● **Records for the task**

════

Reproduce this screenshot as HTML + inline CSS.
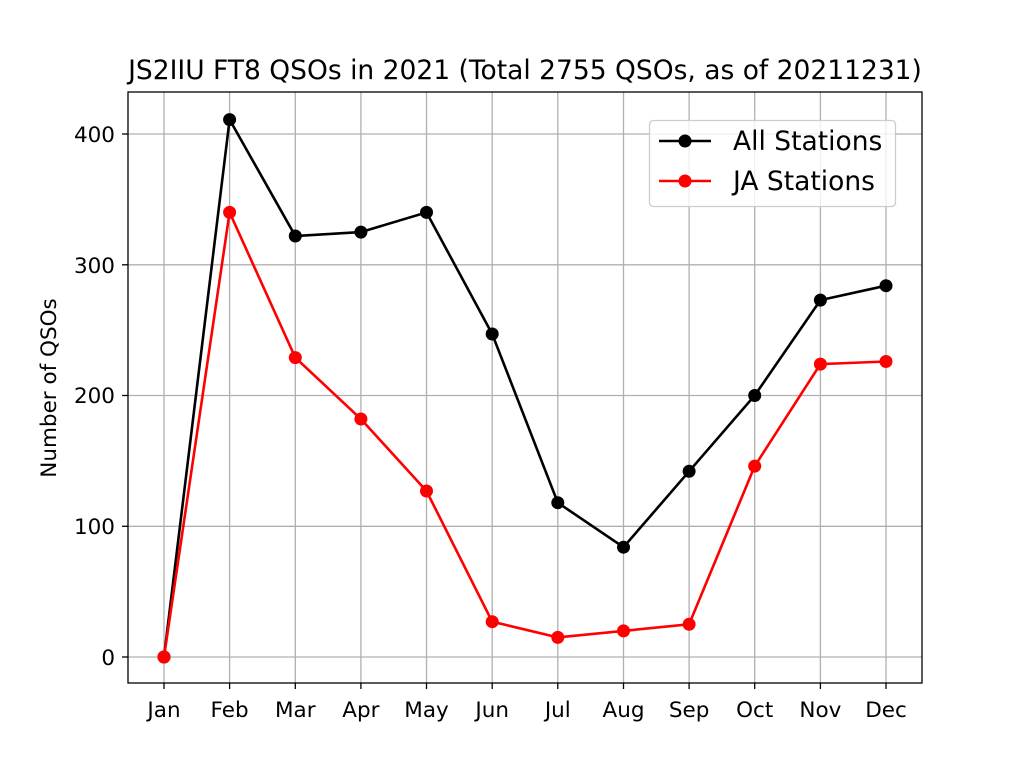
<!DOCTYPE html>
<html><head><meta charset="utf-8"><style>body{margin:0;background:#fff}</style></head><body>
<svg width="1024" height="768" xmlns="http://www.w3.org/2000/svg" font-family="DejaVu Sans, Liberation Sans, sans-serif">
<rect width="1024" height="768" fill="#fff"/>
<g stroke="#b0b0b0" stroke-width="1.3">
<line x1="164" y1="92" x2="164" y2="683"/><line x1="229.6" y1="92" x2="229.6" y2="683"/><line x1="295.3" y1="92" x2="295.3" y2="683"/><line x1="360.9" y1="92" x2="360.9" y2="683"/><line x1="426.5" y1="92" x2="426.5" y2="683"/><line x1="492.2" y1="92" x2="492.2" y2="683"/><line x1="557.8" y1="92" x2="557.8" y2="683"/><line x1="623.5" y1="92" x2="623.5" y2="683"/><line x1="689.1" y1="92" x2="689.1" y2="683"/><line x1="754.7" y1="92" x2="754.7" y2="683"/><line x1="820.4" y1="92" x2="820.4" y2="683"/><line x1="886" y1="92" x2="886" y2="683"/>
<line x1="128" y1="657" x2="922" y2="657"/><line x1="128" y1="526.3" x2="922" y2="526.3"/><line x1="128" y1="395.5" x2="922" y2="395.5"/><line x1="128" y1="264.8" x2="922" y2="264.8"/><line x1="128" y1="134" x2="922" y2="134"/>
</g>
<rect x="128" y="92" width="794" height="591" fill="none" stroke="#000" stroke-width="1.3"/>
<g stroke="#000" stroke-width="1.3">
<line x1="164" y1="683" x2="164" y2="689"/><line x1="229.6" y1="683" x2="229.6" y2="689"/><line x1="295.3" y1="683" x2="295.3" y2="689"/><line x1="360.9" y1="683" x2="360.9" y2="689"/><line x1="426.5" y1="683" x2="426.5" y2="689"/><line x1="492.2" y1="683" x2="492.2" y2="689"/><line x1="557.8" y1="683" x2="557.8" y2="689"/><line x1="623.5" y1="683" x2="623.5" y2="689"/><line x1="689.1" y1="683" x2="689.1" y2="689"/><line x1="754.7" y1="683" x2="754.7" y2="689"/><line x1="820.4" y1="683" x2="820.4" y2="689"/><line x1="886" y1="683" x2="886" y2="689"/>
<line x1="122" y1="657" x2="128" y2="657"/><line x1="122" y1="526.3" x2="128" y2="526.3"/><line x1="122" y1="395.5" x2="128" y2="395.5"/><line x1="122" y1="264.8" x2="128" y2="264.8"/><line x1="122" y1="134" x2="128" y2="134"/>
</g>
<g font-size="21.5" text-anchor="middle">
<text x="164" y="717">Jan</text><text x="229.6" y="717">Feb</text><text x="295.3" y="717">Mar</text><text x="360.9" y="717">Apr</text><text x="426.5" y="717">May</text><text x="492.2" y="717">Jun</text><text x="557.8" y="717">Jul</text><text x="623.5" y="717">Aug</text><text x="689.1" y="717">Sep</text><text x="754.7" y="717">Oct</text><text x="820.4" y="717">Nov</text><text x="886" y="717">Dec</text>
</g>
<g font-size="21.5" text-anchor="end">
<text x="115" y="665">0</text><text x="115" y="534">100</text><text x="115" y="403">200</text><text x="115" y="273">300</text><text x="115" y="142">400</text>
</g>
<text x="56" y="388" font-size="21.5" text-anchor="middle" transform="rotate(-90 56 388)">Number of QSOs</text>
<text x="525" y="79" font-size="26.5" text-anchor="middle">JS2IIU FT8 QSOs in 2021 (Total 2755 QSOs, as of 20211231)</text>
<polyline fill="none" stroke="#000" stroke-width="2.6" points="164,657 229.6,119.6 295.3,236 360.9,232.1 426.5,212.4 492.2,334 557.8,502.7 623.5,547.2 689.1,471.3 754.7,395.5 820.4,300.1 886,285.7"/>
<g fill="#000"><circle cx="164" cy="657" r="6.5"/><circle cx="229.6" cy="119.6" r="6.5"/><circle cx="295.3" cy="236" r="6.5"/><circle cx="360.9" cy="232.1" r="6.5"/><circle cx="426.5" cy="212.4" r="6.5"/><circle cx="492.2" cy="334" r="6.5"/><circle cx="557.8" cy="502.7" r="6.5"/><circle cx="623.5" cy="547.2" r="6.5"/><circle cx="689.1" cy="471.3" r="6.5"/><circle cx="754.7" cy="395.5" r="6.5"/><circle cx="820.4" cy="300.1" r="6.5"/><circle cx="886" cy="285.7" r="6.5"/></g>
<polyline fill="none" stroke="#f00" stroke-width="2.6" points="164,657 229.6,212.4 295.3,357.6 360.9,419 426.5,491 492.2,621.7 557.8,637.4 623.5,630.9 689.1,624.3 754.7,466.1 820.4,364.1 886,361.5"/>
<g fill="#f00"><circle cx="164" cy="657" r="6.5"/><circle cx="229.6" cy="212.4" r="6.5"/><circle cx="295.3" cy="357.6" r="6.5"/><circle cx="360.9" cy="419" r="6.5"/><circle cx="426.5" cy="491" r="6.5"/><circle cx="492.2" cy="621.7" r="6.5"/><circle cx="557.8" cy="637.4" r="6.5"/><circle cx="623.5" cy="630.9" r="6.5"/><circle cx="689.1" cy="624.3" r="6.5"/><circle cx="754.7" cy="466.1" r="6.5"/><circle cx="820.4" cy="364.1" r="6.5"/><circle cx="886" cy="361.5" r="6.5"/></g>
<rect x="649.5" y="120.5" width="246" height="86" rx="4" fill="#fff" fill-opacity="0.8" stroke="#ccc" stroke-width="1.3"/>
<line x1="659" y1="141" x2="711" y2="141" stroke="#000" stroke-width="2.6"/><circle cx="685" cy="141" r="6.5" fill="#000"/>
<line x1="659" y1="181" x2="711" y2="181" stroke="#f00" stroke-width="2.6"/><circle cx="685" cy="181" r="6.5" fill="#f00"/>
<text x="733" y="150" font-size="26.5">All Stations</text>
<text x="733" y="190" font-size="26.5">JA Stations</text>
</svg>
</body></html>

════

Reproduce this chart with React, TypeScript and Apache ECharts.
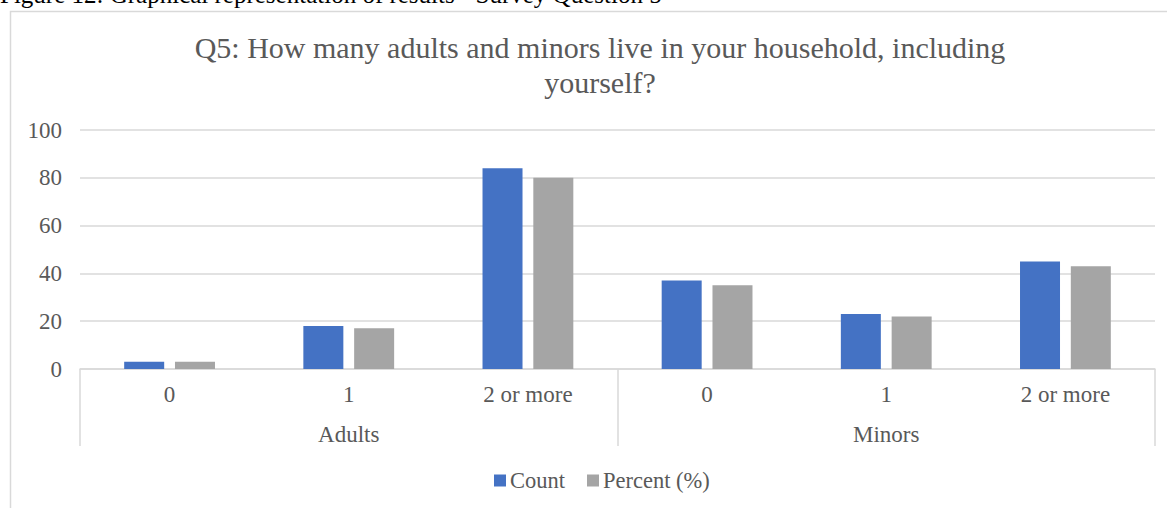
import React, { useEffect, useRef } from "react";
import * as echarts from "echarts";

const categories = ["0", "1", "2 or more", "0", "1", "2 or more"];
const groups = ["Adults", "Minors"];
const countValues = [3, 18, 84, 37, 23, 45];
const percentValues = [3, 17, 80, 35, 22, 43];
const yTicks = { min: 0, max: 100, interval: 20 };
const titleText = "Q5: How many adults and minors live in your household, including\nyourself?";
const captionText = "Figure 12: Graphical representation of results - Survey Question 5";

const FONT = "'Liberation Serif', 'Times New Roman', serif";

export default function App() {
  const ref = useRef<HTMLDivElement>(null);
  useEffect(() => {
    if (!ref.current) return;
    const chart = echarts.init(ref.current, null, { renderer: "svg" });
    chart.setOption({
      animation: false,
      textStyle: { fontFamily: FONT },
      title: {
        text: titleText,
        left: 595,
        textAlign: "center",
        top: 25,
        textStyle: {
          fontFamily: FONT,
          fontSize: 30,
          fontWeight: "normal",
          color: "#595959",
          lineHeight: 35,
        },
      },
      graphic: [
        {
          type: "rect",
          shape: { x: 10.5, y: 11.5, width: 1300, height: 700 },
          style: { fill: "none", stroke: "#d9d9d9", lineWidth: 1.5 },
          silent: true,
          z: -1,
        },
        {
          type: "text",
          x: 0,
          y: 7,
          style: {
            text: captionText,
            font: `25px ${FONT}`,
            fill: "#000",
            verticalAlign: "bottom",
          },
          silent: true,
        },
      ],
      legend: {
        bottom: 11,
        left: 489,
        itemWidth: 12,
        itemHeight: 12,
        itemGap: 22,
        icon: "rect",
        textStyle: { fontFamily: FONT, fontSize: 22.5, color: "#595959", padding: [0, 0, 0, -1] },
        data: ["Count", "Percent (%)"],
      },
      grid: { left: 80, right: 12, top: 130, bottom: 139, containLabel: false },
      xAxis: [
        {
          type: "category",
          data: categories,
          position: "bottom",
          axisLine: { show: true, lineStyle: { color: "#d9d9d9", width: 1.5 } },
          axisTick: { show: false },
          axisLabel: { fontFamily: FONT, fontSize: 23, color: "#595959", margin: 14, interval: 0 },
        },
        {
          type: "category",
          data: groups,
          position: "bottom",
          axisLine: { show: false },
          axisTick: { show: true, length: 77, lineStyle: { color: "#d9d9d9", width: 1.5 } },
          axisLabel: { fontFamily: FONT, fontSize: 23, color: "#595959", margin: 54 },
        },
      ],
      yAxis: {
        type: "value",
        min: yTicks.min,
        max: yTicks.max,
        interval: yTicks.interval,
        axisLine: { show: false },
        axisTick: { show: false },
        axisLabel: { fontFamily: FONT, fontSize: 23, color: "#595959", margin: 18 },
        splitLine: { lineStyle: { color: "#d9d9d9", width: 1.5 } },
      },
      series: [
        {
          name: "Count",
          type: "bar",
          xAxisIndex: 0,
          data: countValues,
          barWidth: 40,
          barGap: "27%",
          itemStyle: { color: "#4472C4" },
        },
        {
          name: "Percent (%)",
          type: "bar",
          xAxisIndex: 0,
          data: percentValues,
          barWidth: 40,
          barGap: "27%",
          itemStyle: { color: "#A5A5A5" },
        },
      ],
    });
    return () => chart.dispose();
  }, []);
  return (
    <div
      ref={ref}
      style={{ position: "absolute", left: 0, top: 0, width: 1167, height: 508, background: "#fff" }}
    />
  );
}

════

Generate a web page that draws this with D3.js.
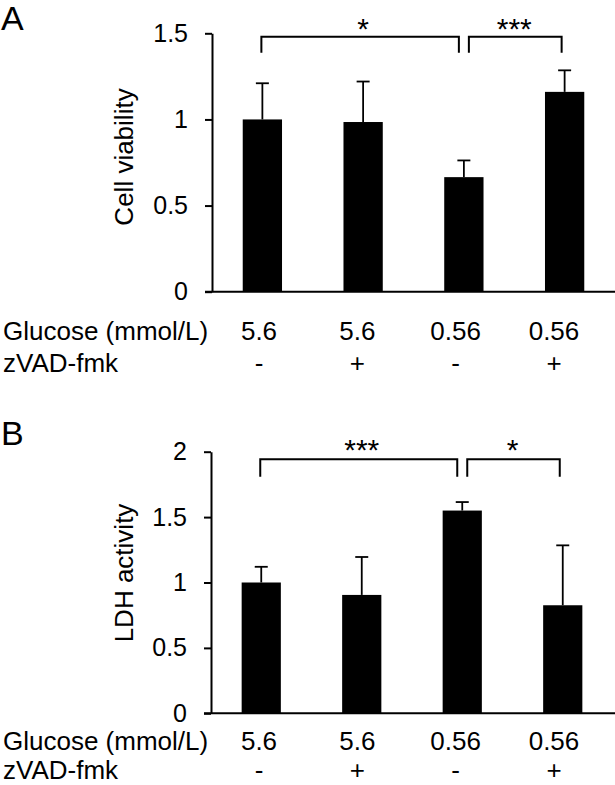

════

From the line containing "Reproduce this chart" through the line containing "import * as", copy every line above exactly, without pictures.

Reproduce this chart with React, TypeScript and Apache ECharts.
import React, { useEffect, useRef } from "react";
import * as echarts from "echarts";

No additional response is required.